Tenía ganas de irse y de quedarse. Desde el patio los gallos miraron cómo recogía todo, hasta las sábanas de la cama, esa que aparece cargada de obsequios en el centro de las fotos de su primer cumpleaños.
Divorció la ropa de los percheros, envolvió adornos con papel de noticias, estrujó sus zapatos dentro de la mochila y supo que era inmediato el adiós a aquella casa testigo de sus intentos iniciales por andar o subir hasta los gajos más altos en busca de una guayaba madura.
Ante el cambio, los paquetes y unos cuantos suspiros, trató de preguntarse algunas cosas, pero respondieron a sus dudas la sonrisa cómplice del amor y el reloj de aquellas ganas de libertad que marcaban la hora de abandonar el nido.
Son empujones de juventud, ansias de crecer en varios sentidos, decisiones necesarias, y a pesar de que existan alas sobreprotectoras, los pichones necesitan volar solos, caer un poco tal vez; desde la independencia podrán valerse por sí mismos y descifrar las corrientes del viento para tener su propio refugio de la lluvia.
Aquel día de mudanza mami tuvo ojos mojados, pero estaba contenta. No faltó el apoyo de los más viejos, alguna pelea de cariño con el hermano menor o la frase de «No hay por qué estar triste si no se van para otro país. ¿Ustedes saben cuántas parejas jóvenes quisieran vivir solas?».
Pero lo cierto es que, luego de años juntando monedas y esbozando el sueño, el camino al fin existía y sus caminantes estaban dispuestos a andarlo. Antes de irse extrañó un poco el pedazo de mundo donde habían convivido siempre tres generaciones de su familia.
Tras el ir y venir sudoroso del novio acomodando los bultos en el camión y la pregunta cien veces repetida del padre: ¿Estás segura de que no se te queda nada?, se cerró la última caja, donde junto a un vestido bordado por su abuela y una vela perfumada traída desde el sur de América, se llevó un puñado de memorias.
Los sillones rojos, regalo de los tíos para el naciente hogar, la pintura de una casa iluminada, ropa en las maletas, el ventilador disputado al abuelo, algunas plantas, la lavadora, los platos, ollas, palitos de tender, almohadas... y la sensación de que una se desprende como un árbol viejo de la tierra, se agitaban de vez en cuando por los baches en la carretera.
No obstante, no podía dejar de sentirse feliz, pues como los gorriones, ramita a ramita, estaba construyendo su nido.

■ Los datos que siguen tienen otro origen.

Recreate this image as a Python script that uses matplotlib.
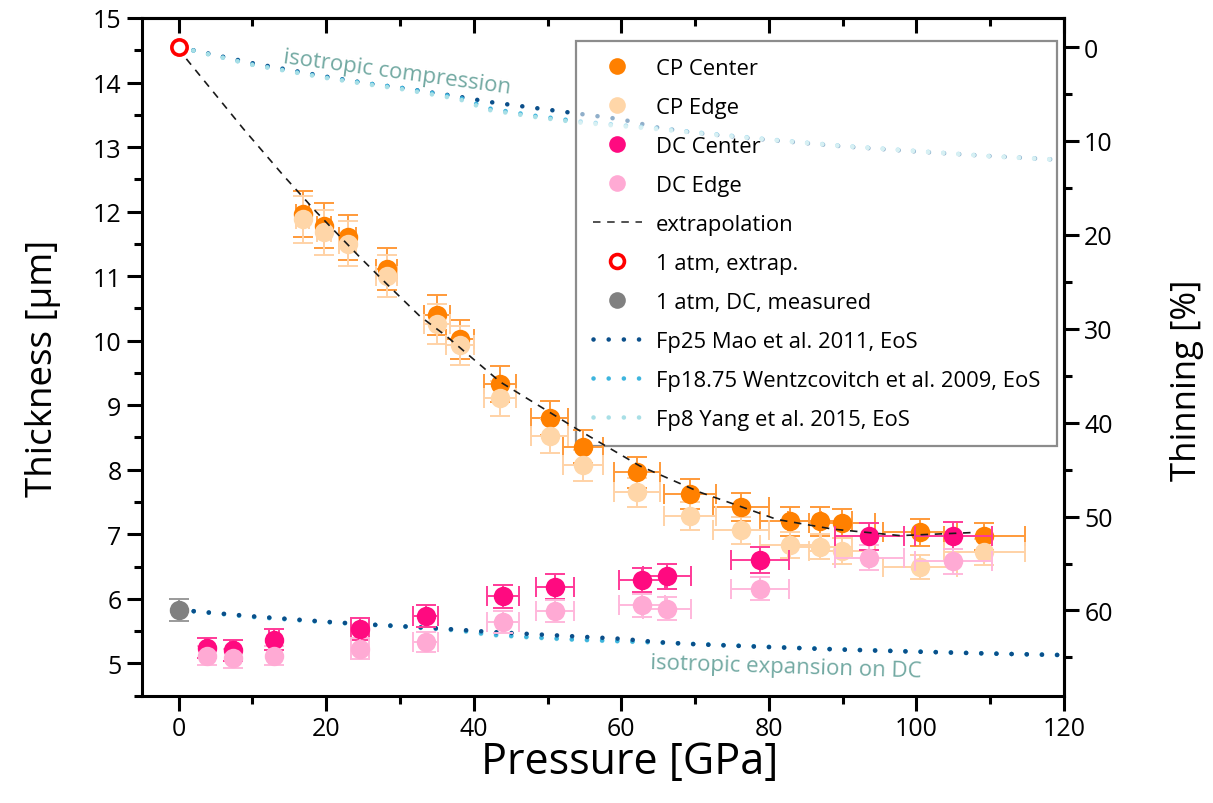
import numpy as np
import matplotlib.pyplot as plt
from matplotlib.lines import Line2D
from matplotlib.ticker import MultipleLocator

plt.rcParams['font.family'] = ['Open Sans', 'DejaVu Sans']

# CP sample: center and edge thickness at the same pressure points
cp_pressure = [16.8, 19.7, 22.9, 28.2, 35.0, 38.1, 43.6, 50.3, 54.8, 62.1,
               69.3, 76.2, 82.9, 86.9, 89.9, 100.5, 109.2]
cp_pressure_err = [0.84, 0.99, 1.15, 1.41, 1.75, 1.9, 2.18, 2.5, 2.74, 3.1,
                   3.47, 3.81, 4.15, 4.35, 4.5, 5.0, 5.46]
cp_center = [11.96, 11.78, 11.60, 11.11, 10.40, 10.02, 9.33, 8.80, 8.36, 7.96,
             7.62, 7.42, 7.20, 7.20, 7.17, 7.03, 6.97]
cp_center_err = [0.36, 0.35, 0.35, 0.33, 0.31, 0.30, 0.28, 0.26, 0.25, 0.24,
                 0.23, 0.22, 0.22, 0.22, 0.22, 0.21, 0.21]
cp_edge = [11.88, 11.68, 11.50, 11.00, 10.26, 9.93, 9.11, 8.52, 8.07, 7.65,
           7.28, 7.06, 6.83, 6.81, 6.74, 6.49, 6.72]
cp_edge_err = [0.36, 0.35, 0.35, 0.33, 0.31, 0.30, 0.27, 0.26, 0.24, 0.23,
               0.22, 0.21, 0.20, 0.20, 0.20, 0.19, 0.20]

# DC sample: center and edge
dc_pressure = [3.8, 7.4, 12.9, 24.6, 33.5, 44.0, 51.0, 62.8, 66.2, 78.8, 93.6, 105.0]
dc_pressure_err = [0.19, 0.37, 0.65, 1.23, 1.68, 2.2, 2.55, 3.14, 3.31, 3.94, 4.68, 5.25]
dc_center = [5.24, 5.20, 5.37, 5.54, 5.74, 6.04, 6.19, 6.29, 6.35, 6.60, 6.97, 6.98]
dc_center_err = [0.16, 0.16, 0.16, 0.17, 0.17, 0.18, 0.19, 0.19, 0.19, 0.20, 0.21, 0.21]
dc_edge = [5.12, 5.08, 5.12, 5.23, 5.33, 5.64, 5.81, 5.90, 5.85, 6.16, 6.64, 6.58]
dc_edge_err = [0.15, 0.15, 0.15, 0.16, 0.16, 0.17, 0.17, 0.18, 0.18, 0.18, 0.20, 0.20]

# ambient pressure values
atm_extrap = 14.55
atm_dc = 5.83
atm_dc_err = 0.17

# fit through the CP center points, extrapolated to 1 atm
extrap_p = [0.0, 1.1, 8.8, 14.2, 18.7, 24.6, 28.2, 32.7, 36.3, 43.6, 54.0,
            62.5, 70.7, 75.2, 81.1, 88.7, 97.8, 108.2]
extrap_t = [14.55, 14.36, 13.28, 12.56, 11.99, 11.29, 10.88, 10.38, 10.07, 9.36,
            8.63, 8.06, 7.65, 7.47, 7.23, 7.08, 6.98, 7.03]

# EoS: relative length l/l0 (cube root of V/V0)
eos_p = [0, 10, 20, 26, 30, 38, 42, 48, 54, 60, 65, 70, 80, 90, 100, 110, 120]
eos_mao = [1.0, 0.9828, 0.9684, 0.9608, 0.9567, 0.9471, 0.9416, 0.9354, 0.9292,
           0.9230, 0.9141, 0.9086, 0.9010, 0.8942, 0.8887, 0.8838, 0.8797]
eos_wentz = [1.0, 0.9814, 0.9677, 0.9608, 0.9567, 0.9464, 0.9347, 0.9271, 0.9210,
             0.9168, 0.9134, 0.9093, 0.9017, 0.8948, 0.8893, 0.8838, 0.8797]
eos_yang = [1.0, 0.9810, 0.9670, 0.9598, 0.9555, 0.9445, 0.9330, 0.9258, 0.9198,
            0.9158, 0.9125, 0.9085, 0.9012, 0.8945, 0.8890, 0.8836, 0.8797]

c_cp_center, c_cp_edge = '#FF8000', '#FFD6A8'
c_dc_center, c_dc_edge = '#FF0A80', '#FFAAD4'
c_mao, c_wentz, c_yang = '#0B4F8A', '#3DB5DE', '#A8DFE6'
c_note = '#72A9A2'
dots = (0, (0.01, 3.3))

fig = plt.figure(figsize=(12.13, 8.04), dpi=100)
ax = fig.add_axes([0.1168, 0.1335, 0.7604, 0.8429])

# isotropic compression from the 1 atm thickness, expansion from the DC value
for rel, col in [(eos_mao, c_mao), (eos_wentz, c_wentz), (eos_yang, c_yang)]:
    ax.plot(eos_p, atm_extrap * np.array(rel), ls=dots, lw=3.3, color=col,
            dash_capstyle='round', zorder=1)
for rel, col in [(eos_yang, c_yang), (eos_wentz, c_wentz), (eos_mao, c_mao)]:
    ax.plot(eos_p, atm_dc * np.array(rel), ls=dots, lw=3.3, color=col,
            dash_capstyle='round', zorder=1)

eb = dict(fmt='o', ms=14, mec='none', elinewidth=1.4, capsize=7, capthick=1.4)
ax.errorbar(cp_pressure, cp_center, yerr=cp_center_err, xerr=cp_pressure_err,
            mfc=c_cp_center, ecolor='#FF9A3A', zorder=3, **eb)
ax.errorbar(cp_pressure, cp_edge, yerr=cp_edge_err, xerr=cp_pressure_err,
            mfc=c_cp_edge, ecolor='#FFD2A6', zorder=3, **eb)
ax.errorbar(dc_pressure, dc_center, yerr=dc_center_err, xerr=dc_pressure_err,
            mfc=c_dc_center, ecolor='#FF3A98', zorder=4, **eb)
ax.errorbar(dc_pressure, dc_edge, yerr=dc_edge_err, xerr=dc_pressure_err,
            mfc=c_dc_edge, ecolor='#FFB8DC', zorder=4, **eb)
ax.errorbar([0], [atm_dc], yerr=[atm_dc_err], mfc='#808080', ecolor='#9A9A9A',
            zorder=4, **eb)

ax.plot(extrap_p, extrap_t, ls=(0, (4.5, 4)), lw=1.2, color='#1A1A1A', zorder=5)
ax.plot([0], [atm_extrap], 'o', ms=11, mfc='white', mec='#FF0000', mew=2.6, zorder=6)

ax.text(29.6, 14.16, 'isotropic compression', color=c_note, fontsize=16,
        rotation=-7.7, ha='center', va='center', rotation_mode='anchor')
ax.text(82.3, 4.95, 'isotropic expansion on DC', color=c_note, fontsize=16,
        rotation=-1.8, ha='center', va='center', rotation_mode='anchor')

ax.set_xlim(-5, 120)
ax.set_ylim(4.5, 15)
ax.xaxis.set_major_locator(MultipleLocator(20))
ax.xaxis.set_minor_locator(MultipleLocator(10))
ax.yaxis.set_major_locator(MultipleLocator(1))
ax.yaxis.set_minor_locator(MultipleLocator(0.5))
for s in ax.spines.values():
    s.set_linewidth(2.2)
tick_kw = dict(width=2.2, labelsize=18)
ax.tick_params(which='major', length=11, direction='out', **tick_kw)
ax.tick_params(which='minor', length=6, direction='out', width=2.2)
ax.tick_params(top=False, right=False, which='both')

# top ticks point inwards
secx = ax.secondary_xaxis('top')
secx.xaxis.set_major_locator(MultipleLocator(20))
secx.xaxis.set_minor_locator(MultipleLocator(10))
secx.tick_params(which='major', length=11, width=2.2, direction='in', labeltop=False)
secx.tick_params(which='minor', length=6, width=2.2, direction='in')
secx.spines['top'].set_linewidth(2.2)

# thinning relative to the extrapolated 1 atm thickness
secy = ax.secondary_yaxis('right', functions=(lambda t: 100 * (1 - t / atm_extrap),
                                              lambda th: atm_extrap * (1 - th / 100)))
secy.yaxis.set_major_locator(MultipleLocator(10))
secy.yaxis.set_minor_locator(MultipleLocator(5))
secy.tick_params(which='major', length=11, direction='out', **tick_kw)
secy.tick_params(which='minor', length=6, width=2.2, direction='out')
secy.spines['right'].set_linewidth(2.2)
secy.set_ylabel('Thinning [%]', fontsize=25)
secy.yaxis.set_label_coords(1.115, 0.467, transform=ax.transAxes)

ax.set_xlabel('Pressure [GPa]', fontsize=31)
ax.xaxis.set_label_coords(0.5294, -0.064)
ax.set_ylabel('Thickness [µm]', fontsize=26.5)
ax.yaxis.set_label_coords(-0.088, 0.485)

handles = [
    Line2D([], [], ls='none', marker='o', ms=12, mfc=c_cp_center, mec='none'),
    Line2D([], [], ls='none', marker='o', ms=12, mfc=c_cp_edge, mec='none'),
    Line2D([], [], ls='none', marker='o', ms=12, mfc=c_dc_center, mec='none'),
    Line2D([], [], ls='none', marker='o', ms=12, mfc=c_dc_edge, mec='none'),
    Line2D([], [], ls=(0, (4.5, 4)), lw=1.2, color='#333333'),
    Line2D([], [], ls='none', marker='o', ms=10, mfc='white', mec='#FF0000', mew=2.6),
    Line2D([], [], ls='none', marker='o', ms=12, mfc='#808080', mec='none'),
    Line2D([], [], ls=dots, lw=3.3, color=c_mao, dash_capstyle='round'),
    Line2D([], [], ls=dots, lw=3.3, color=c_wentz, dash_capstyle='round'),
    Line2D([], [], ls=dots, lw=3.3, color=c_yang, dash_capstyle='round'),
]
labels = ['CP Center', 'CP Edge', 'DC Center', 'DC Edge', 'extrapolation',
          '1 atm, extrap.', '1 atm, DC, measured', 'Fp25 Mao et al. 2011, EoS',
          'Fp18.75 Wentzcovitch et al. 2009, EoS', 'Fp8 Yang et al. 2015, EoS']
leg = ax.legend(handles, labels, loc='upper left', bbox_to_anchor=(0.4709, 0.966),
                borderaxespad=0, fontsize=15.8, frameon=True, fancybox=False,
                handlelength=2.23, handletextpad=0.65, borderpad=0.76,
                labelspacing=0.82)
frame = leg.get_frame()
frame.set_alpha(None)
frame.set_facecolor((1, 1, 1, 0.55))
frame.set_edgecolor('#8C8C8C')
frame.set_linewidth(1.6)
leg.set_zorder(2)

fig.savefig('out.png', dpi=100)
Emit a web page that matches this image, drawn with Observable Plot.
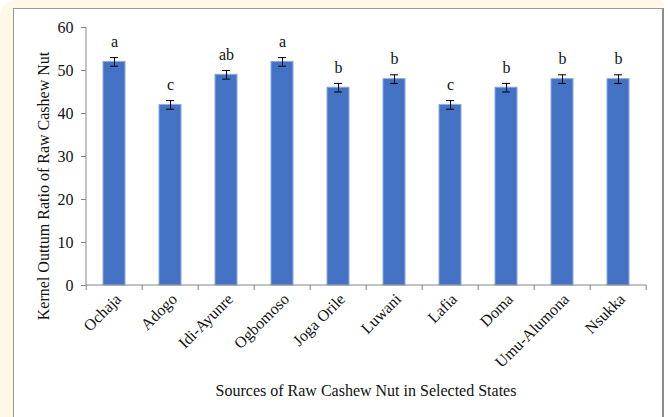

Fueron muchos los meses en busca de un sitio asequible al bolsillo y las ilusiones y, casi por obra del destino, apareció una tarde la venta de un apartamento pequeño a unos cien pasos de la iglesia católica del Cotorro, donde la Carretera Central une a La Habana con su pueblo, Madruga.
Desde hace ya más de 20 días los pinares del este de Mayabeque dejaron de pertenecerle un poco y empezó a mirar diferente las farolas habaneras. Ahora no tiene a toda la familia viviendo a su alrededor, ni los gallos despertadores, aunque hasta a aquello tan suyo regresa de visita o la familia viaja a la capital.
El apartamento y esta época de nuevos inicios en la vida es perfecto para dos. Cada pareja necesita su espacio, convivir, aprender juntos, construir con esfuerzo sus bienes. Por eso desde la llave que abre a la izquierda, los «ingeniosos» aportes de una novia que aprende a cocinar, el modo de organizar la loza o la sonrisa cómplice del amor, la casa cada día se parece más a sus dueños recientes.
Y hasta aquí, donde habita el silencio de la cercana Finca Vigía en la que Hemingway escribiera, recuerdo el día en que tuve ganas de irme y de quedarme, divorcié la ropa de los percheros, estrujé los zapatos en la mochila y eché un puñado de memorias, cuando el reloj de mis ganas de libertad marcaron la hora de agradecerle al nido, y volar.